The artist Richard Wilson has made his reputation and his fortune from his discovery that oil is a good reflective surface. His artwork 20:50 where a room seems to be half-filled with oil, reflecting the walls, windows and ceiling of the room is a favourite of Charles Saatchi’s- it has appeared in all of Saatchi’s galleries over the years- and is now installed in the space in the basement of the Saatchi Gallery in Duke of York’s Square which until recently was occupied by the highly entertaining installation of waxwork figures of ancient crones in motorised wheel-chairs who played a never ending game of dodgems.
Children loved the wheel-chair dodgems and they seem to love 20:50 as well; I viewed it last week during half term when the gallery was full o school kids and they seemed to be
fascinated by it. I wondered why the surface of the oil wasn’t littered with sweet wrappings- at that age i don’t think I’d have resisited the tempation to see what would happen if I
threww something onto the oil.
Tonight I’m at the Saatchi Gallery to hear Richard Wilson talk about his art. His aim, he tells us, is to challenge our preconceptions of architecture. He spoke with great intelligence and lucidity and convinced even a huge sceptic like me to seek out his work wherever I can find it.
This video clip shows the artist talking about 20:50 with a brief glimpse at the artwork itself.

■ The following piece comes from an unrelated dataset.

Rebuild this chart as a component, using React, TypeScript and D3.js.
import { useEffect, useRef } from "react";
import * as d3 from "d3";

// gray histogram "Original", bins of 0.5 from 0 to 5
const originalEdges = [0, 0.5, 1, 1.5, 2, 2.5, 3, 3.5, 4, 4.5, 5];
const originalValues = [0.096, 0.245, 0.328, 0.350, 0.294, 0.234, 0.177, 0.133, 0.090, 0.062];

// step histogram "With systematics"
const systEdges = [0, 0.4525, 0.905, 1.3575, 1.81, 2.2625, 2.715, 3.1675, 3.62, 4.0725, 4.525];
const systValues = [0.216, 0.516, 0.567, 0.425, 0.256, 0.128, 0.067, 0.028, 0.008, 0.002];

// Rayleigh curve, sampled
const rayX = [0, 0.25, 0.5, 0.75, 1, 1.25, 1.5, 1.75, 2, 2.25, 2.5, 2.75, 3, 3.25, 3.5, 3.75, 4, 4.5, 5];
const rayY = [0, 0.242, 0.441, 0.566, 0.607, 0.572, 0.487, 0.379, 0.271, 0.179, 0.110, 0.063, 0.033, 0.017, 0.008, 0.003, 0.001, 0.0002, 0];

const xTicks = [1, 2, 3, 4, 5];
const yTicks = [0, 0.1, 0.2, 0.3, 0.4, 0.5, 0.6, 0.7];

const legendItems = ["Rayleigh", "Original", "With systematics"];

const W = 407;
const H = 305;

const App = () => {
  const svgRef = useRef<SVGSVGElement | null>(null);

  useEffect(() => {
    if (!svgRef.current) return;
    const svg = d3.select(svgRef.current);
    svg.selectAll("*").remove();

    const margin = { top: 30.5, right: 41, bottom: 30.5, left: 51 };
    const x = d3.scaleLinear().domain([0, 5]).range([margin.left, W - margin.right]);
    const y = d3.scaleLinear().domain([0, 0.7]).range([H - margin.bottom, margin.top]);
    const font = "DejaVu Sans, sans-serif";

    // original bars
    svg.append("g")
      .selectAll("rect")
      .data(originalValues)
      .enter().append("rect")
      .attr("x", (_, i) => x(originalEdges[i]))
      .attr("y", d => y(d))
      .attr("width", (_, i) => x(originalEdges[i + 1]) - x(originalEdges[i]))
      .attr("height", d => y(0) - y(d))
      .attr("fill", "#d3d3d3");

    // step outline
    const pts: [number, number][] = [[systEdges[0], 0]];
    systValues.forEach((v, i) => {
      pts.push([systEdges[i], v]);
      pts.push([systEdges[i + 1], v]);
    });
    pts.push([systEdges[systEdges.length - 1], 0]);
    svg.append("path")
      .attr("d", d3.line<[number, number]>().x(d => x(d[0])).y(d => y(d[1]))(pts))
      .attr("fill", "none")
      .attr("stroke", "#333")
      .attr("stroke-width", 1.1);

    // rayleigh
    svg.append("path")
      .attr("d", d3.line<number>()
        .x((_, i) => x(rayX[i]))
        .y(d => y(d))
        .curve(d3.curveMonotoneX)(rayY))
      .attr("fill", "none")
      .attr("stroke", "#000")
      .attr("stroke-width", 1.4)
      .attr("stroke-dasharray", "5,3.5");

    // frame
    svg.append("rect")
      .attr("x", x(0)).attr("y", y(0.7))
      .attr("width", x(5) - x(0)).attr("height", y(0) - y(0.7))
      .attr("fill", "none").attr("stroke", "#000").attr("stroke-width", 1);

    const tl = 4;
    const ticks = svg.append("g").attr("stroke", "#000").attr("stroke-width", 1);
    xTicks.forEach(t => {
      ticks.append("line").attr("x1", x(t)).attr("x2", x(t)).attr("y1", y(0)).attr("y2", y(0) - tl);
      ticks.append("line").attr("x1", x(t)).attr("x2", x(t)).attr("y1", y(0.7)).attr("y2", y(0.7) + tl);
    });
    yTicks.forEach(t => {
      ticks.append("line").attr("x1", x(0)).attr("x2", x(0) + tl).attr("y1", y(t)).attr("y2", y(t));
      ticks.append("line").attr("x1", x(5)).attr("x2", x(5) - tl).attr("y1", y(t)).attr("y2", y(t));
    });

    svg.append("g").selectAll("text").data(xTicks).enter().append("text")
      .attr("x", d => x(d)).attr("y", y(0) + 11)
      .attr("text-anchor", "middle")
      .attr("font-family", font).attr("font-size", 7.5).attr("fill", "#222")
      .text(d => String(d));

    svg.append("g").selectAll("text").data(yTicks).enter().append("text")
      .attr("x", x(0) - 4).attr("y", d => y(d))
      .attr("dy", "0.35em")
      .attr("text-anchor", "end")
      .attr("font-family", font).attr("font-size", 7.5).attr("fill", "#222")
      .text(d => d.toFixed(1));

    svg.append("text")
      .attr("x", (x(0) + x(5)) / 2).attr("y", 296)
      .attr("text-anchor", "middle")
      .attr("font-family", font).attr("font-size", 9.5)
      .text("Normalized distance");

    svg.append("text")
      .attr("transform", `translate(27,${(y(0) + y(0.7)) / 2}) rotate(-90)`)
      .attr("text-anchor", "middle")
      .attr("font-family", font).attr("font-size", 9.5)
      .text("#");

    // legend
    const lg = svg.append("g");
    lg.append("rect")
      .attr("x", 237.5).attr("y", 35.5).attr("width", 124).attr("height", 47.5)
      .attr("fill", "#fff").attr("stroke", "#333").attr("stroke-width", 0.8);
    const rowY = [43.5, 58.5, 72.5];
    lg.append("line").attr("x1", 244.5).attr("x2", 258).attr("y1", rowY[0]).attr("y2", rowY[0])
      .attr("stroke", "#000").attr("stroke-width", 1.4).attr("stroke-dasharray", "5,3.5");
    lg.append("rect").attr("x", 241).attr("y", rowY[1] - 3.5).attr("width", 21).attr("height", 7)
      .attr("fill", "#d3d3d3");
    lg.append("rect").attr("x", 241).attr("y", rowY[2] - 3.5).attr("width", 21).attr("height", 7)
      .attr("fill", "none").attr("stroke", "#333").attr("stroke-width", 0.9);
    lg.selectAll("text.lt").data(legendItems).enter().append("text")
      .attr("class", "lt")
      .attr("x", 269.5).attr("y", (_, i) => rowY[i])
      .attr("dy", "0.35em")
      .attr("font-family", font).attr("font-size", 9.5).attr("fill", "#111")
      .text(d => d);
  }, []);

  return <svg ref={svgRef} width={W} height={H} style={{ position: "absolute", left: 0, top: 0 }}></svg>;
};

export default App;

After the talk I asked him about the conundrum of the sweet papers. He told me that the oil absorbs dust and most pieces of debris and that one bonus for him is that when an installation is dismantled, the bed will be full of coins! By the way- although Richard Wilson didn’t admit this on the night, the oil is in fact only two or three inches deep. My guess is that it is contained in a huge plastic tray supported by beams.